Ticketmaster faced questions Thursday from a Democratic U.S. senator over its sales practices, two days after Taylor Swift fans complained about website outages, long waits to buy tickets and overpriced ticket prices for her upcoming U.S. tour.
Tickets for Swift’s May 26 show at MetLife Stadium in East Rutherford, New Jersey, were listed for as much as $21,600 on the resale website StubHub, according to CNN
In a letter to Ticketmaster parent Live Nation Entertainment Inc, Senator Amy Klobuchar, chair of the Senate antitrust panel, voiced "serious concern about the state of competition in the ticketing industry and its harmful impact on consumers."

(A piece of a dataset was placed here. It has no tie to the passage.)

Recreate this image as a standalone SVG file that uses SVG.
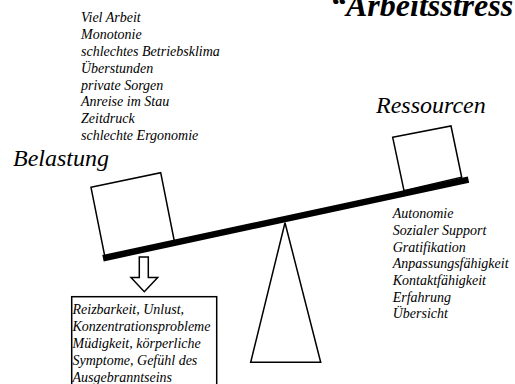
<svg xmlns="http://www.w3.org/2000/svg" width="515" height="384" viewBox="0 0 515 384">
  <style>
    text { font-family: "Liberation Serif", "Times New Roman", serif; fill: #000; }
    .it { font-style: italic; font-size: 14px; }
    .big { font-style: italic; font-size: 24px; }
    .title { font-style: italic; font-weight: bold; font-size: 32px; }
    .shape { fill: #fff; stroke: #000; stroke-width: 1.5; stroke-linejoin: miter; }
  </style>
  <rect width="515" height="384" fill="#fff"/>

  <g id="title">
    <text class="title" x="330" y="16">“Arbeitsstress</text>
  </g>

  <g id="stressors">
    <text class="it" x="81" y="22.3">Viel Arbeit</text>
    <text class="it" x="81" y="39.1">Monotonie</text>
    <text class="it" x="81" y="55.9">schlechtes Betriebsklima</text>
    <text class="it" x="81" y="72.7">Überstunden</text>
    <text class="it" x="81" y="89.5">private Sorgen</text>
    <text class="it" x="81" y="106.3">Anreise im Stau</text>
    <text class="it" x="81" y="123.1">Zeitdruck</text>
    <text class="it" x="81" y="139.9">schlechte Ergonomie</text>
  </g>

  <g id="label-belastung">
    <text class="big" x="13" y="166">Belastung</text>
  </g>

  <g id="label-ressourcen">
    <text class="big" x="376" y="113">Ressourcen</text>
  </g>

  <g id="box-belastung">
    <polygon class="shape" points="91,187.3 160.7,172.7 174.3,241 105,257.3"/>
  </g>

  <g id="box-ressourcen">
    <polygon class="shape" points="392.7,137.3 451,126 461.7,177.3 404,190.7"/>
  </g>

  <g id="fulcrum">
    <polygon class="shape" points="285,222.7 320.7,362.3 250.7,362.3"/>
  </g>

  <g id="beam">
    <line x1="103" y1="258.2" x2="468.5" y2="179.6" stroke="#000" stroke-width="6.5" stroke-linecap="butt"/>
  </g>

  <g id="resources">
    <text class="it" x="392.7" y="218.3">Autonomie</text>
    <text class="it" x="392.7" y="235">Sozialer Support</text>
    <text class="it" x="392.7" y="251.7">Gratifikation</text>
    <text class="it" x="392.7" y="268.3">Anpassungsfähigkeit</text>
    <text class="it" x="392.7" y="285">Kontaktfähigkeit</text>
    <text class="it" x="392.7" y="301.7">Erfahrung</text>
    <text class="it" x="392.7" y="318.3">Übersicht</text>
  </g>

  <g id="connectors">
    <polygon class="shape" stroke-width="1.3" points="139.3,257 148.3,257 148.3,277.5 157.7,277.5 144.3,291.7 131,277.5 139.3,277.5"/>
  </g>

  <g id="outcome">
    <rect class="shape" x="71.7" y="296.7" width="145" height="100"/>
    <text class="it" x="72.5" y="314">Reizbarkeit, Unlust,</text>
    <text class="it" x="72.5" y="330.9">Konzentrationsprobleme</text>
    <text class="it" x="72.5" y="347.8">Müdigkeit, körperliche</text>
    <text class="it" x="72.5" y="364.7">Symptome, Gefühl des</text>
    <text class="it" x="72.5" y="381.6">Ausgebranntseins</text>
  </g>
</svg>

"Ticketmaster’s power in the primary ticket market insulates it from the competitive pressures that typically push companies to innovate and improve their services," added Klobuchar in the letter which she released publicly. "That can result in the types of dramatic service failures we saw this week, where consumers are the ones that pay the price."
Ticketmaster said in a statement on Thursday that it had anticipated heavy demand for tickets to see Swift perform on her first tour in five years, but that extreme interest, combined with bot attacks, led to "unprecedented traffic on our site" and inconvenience for some fans.

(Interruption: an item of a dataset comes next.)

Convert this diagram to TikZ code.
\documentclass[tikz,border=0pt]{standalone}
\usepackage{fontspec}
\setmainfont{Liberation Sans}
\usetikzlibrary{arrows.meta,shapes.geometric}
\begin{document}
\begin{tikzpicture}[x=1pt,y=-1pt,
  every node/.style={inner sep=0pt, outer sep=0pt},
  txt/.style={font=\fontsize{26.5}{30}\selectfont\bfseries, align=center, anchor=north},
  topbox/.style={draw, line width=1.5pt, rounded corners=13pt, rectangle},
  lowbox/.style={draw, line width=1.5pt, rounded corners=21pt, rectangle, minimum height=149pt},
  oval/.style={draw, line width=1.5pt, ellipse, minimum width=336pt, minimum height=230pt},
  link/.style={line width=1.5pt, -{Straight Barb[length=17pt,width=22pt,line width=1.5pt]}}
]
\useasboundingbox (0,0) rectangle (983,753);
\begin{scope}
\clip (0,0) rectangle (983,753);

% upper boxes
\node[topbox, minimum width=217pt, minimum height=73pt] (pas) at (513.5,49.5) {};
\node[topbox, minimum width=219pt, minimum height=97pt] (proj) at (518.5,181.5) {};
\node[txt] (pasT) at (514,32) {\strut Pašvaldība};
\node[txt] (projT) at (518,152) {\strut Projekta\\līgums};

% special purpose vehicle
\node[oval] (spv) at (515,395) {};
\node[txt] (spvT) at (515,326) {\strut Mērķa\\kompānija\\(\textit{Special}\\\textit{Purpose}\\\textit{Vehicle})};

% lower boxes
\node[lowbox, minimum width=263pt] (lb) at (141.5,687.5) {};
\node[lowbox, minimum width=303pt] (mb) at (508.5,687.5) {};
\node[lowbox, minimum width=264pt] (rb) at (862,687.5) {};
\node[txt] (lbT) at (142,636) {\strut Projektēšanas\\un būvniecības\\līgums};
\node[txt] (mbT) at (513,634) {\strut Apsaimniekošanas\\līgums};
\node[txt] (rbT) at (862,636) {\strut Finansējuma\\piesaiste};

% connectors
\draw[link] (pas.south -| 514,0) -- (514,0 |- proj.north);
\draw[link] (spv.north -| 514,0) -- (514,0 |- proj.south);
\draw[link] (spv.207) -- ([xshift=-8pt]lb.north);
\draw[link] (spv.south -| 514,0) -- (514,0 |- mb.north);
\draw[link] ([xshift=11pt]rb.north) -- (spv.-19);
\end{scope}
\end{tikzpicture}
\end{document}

"The biggest venues and artists turn to us because we have the leading ticketing technology in the world – that doesn’t mean it’s perfect, and clearly for Taylor’s on sale it wasn’t," the statement said. "But we’re always working to improve the ticket buying experience."
The company added that about 15% of interactions across the site experienced issues and that it sold 2 million tickets on Tuesday.

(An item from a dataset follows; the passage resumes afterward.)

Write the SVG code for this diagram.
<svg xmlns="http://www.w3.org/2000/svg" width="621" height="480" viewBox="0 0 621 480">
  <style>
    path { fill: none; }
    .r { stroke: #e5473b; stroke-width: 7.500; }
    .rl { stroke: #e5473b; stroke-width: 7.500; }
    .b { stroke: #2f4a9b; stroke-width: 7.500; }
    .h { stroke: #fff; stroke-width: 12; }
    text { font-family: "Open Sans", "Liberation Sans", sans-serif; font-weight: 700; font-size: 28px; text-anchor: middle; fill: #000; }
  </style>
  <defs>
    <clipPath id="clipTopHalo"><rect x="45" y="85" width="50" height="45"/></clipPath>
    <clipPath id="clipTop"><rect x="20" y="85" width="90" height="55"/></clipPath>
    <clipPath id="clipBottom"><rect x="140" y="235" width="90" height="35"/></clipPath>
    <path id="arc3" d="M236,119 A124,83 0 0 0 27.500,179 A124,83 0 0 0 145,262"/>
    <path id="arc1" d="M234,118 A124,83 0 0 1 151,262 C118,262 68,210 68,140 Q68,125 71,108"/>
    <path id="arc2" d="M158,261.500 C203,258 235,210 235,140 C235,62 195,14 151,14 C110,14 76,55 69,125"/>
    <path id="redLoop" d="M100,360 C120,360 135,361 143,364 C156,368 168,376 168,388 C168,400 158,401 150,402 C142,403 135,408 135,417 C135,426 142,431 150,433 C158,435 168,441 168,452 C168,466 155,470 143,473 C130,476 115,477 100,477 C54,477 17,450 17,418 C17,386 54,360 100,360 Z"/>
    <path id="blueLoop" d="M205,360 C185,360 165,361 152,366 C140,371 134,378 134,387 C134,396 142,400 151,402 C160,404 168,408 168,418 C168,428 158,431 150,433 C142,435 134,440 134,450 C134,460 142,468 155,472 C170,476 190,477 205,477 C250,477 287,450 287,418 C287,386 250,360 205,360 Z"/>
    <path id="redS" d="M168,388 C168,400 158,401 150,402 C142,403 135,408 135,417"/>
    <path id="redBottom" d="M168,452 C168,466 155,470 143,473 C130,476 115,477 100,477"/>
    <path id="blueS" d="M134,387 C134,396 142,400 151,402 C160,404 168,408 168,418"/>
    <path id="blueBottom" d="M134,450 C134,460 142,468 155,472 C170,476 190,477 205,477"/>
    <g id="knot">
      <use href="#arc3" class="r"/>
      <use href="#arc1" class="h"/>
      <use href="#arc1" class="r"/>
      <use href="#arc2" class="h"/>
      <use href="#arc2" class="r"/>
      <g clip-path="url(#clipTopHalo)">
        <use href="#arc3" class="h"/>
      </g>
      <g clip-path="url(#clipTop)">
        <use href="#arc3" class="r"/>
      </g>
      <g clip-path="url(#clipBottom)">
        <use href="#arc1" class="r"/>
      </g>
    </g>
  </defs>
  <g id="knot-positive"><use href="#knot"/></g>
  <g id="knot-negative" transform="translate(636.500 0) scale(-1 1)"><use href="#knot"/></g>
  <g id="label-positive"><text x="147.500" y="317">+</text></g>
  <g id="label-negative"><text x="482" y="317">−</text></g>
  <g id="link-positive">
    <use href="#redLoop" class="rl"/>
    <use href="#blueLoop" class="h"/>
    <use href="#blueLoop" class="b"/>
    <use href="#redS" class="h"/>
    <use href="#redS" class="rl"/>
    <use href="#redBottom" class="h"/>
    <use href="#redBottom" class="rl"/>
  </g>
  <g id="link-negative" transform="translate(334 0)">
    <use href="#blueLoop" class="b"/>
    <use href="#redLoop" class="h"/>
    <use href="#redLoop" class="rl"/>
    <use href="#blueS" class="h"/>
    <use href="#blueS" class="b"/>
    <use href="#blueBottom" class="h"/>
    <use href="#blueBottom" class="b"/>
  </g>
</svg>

That day, Swift fans swarmed the Ticketmaster website and encountered long wait times, with many unable to buy tickets. The Ticketmaster statement did not respond to any of Klobuchar's competition concerns.
In her letter, Klobuchar asked Live Nation Chief Executive Michael Rapino to answer questions including how much the company had spent to upgrade technology to handle demand surges, and what percentage of high-profile tour tickets were reserved for presales. The Ticketmaster statement did not respond to these questions.
Live Nation and Ticketmaster merged in a 2010 deal approved by the Justice Department. The government can challenge a completed merger but rarely does so. Klobuchar, in her letter, said she had been skeptical of the combination at the time.
Ticketmaster has angered artists and fans for decades. In the mid-1990s, the grunge band Pearl Jam decided to tour without using Ticketmaster but found it too unwieldy and returned to the service after 14 months.